Though no real change in appearance it definitely had a noticeable seaweed, ocean breeze flavor to it. I got a New York strip steak, and cut a stick of tuna and a matching stick of the beef.
Tuna was rubbed with a mix of plain and chili infused sesame oil, then rolled in chopped fresh cilantro. The steak got plain sesame oil, salt and pepper. Tuna seared in a HOT cast iron skillet about 15 seconds a side, beef about 20 seconds.
Once the meat rested a bit, it was sliced and plated atop some thinly sliced red onion. Garnishes are some radish slices pickled in a rice wine, sake and salt mix, store bought seaweed salad, flying fish roe, all drizzled with a few dashed of chili sesame oil and ponzu.
I actually got out some pickled mustard seeds and made some scallion curls, but they didn't hit the plate before I took the picture. But not a problem, because just as you see it here it was a VERY tasty plate. Some of the best bites I've had in a while.
Now on to getting that pastrami done before the deadline....
Finally - my entry. Liquorice & Beetroot Gravadlax.

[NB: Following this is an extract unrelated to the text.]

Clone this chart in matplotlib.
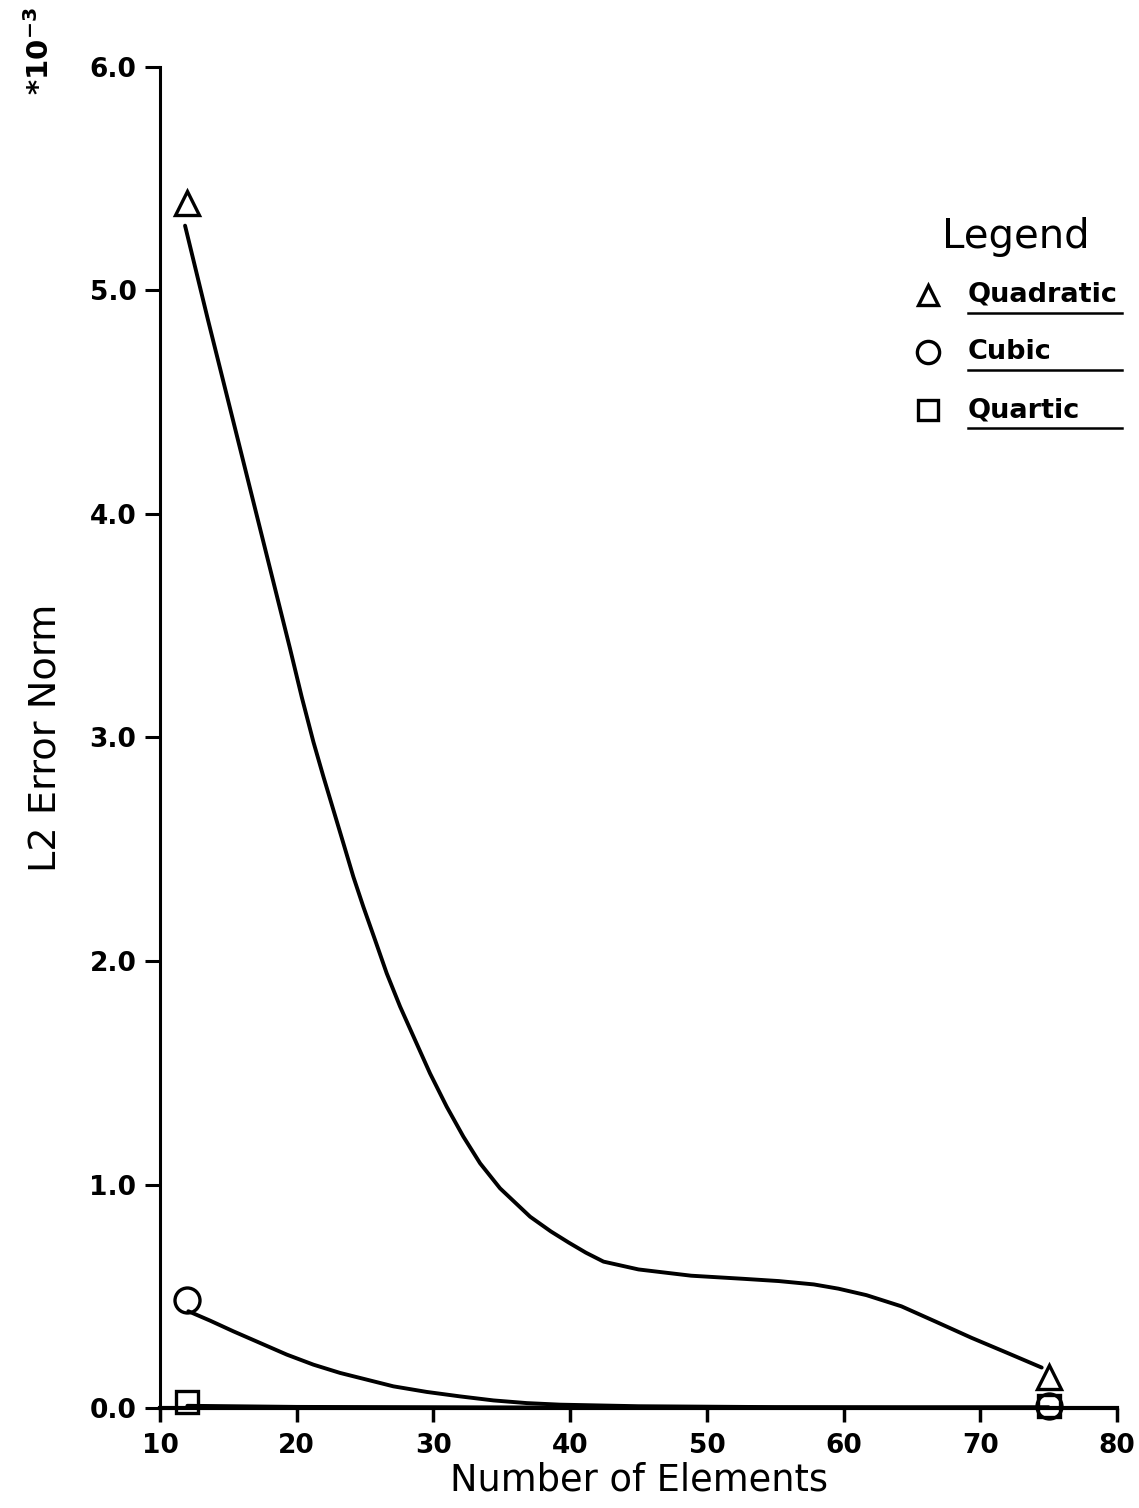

I used a standard curing mix of 50% sugar/salt and added raw grated beetroot. The liquorice paste which was spread on the flesh sides of the salmon fillet pieces before adding a generous layer of salt/sugar/beetroot mix. Then the salmon pieces were tightly wrapped, placed in a dish with weights on top and left for 3 days.
The liquorice paste:
Salmon fillets after curing:
I served it for several starters - here with potato salad, dill sauce and finger lime caviar:
Here with potato salad, balsamic reduction, pickled radishes, finger lime caviar and parsley oil:
I made a brine with kosher salt, raw sugar, pickling spices ( canned mix ) and cure #1.
The beef sat in the brine in the back of the fridge for 11 days. It had definitely firmed up when I took it out. I rinsed it off, let it sit in fresh water for a few hours to get rid of excess salt. Rinsed again, and set out on a rack to dry.
Meanwhile I toasted some black peppercorns and coriander seeds. A favorite way to make the kitchen smell so heavenly.
The toasted spices went into the grinder, the were mixed with some smoked paprika. I gave the brisket a light rub of mustard, then applied a heavy coat of the pepper mix. I took the quickest route in order to get this done today, and cooked it in the oven. I put some small bowls in a roasting pan, put the brisket on a plate and set it atop the bowls. Added a quart or two of water, sealed the top with foil. It went into a 300F oven for 4 hours.
I've mentioned before that there is a artisanal butcher shop a block to the south of me. They produce some of the best pastrami I've ever tasted. With this batch I made, I can safely say they don't need to worry about me stealing their business.
My oven roasted pastrami turned out very nice, quite tasty. Not as good as Beltex, but with a bit of practice and done in the smoker, I'm guessing I could get pretty close. Maybe soon I'll tackle this again, using a full 10 - 14 pound packer cut. But for now, I think I'll have another slice of this one, with a bit of horseradish on the side.
Indeed. Having hosted a few of these challenges I know how difficult it can be picking the best one based on just words and pictures. If only the various submissions could be tasted, but that might make it even more difficult.
Not a massive amount of entries, but certainly some good ones, could be hard to choose.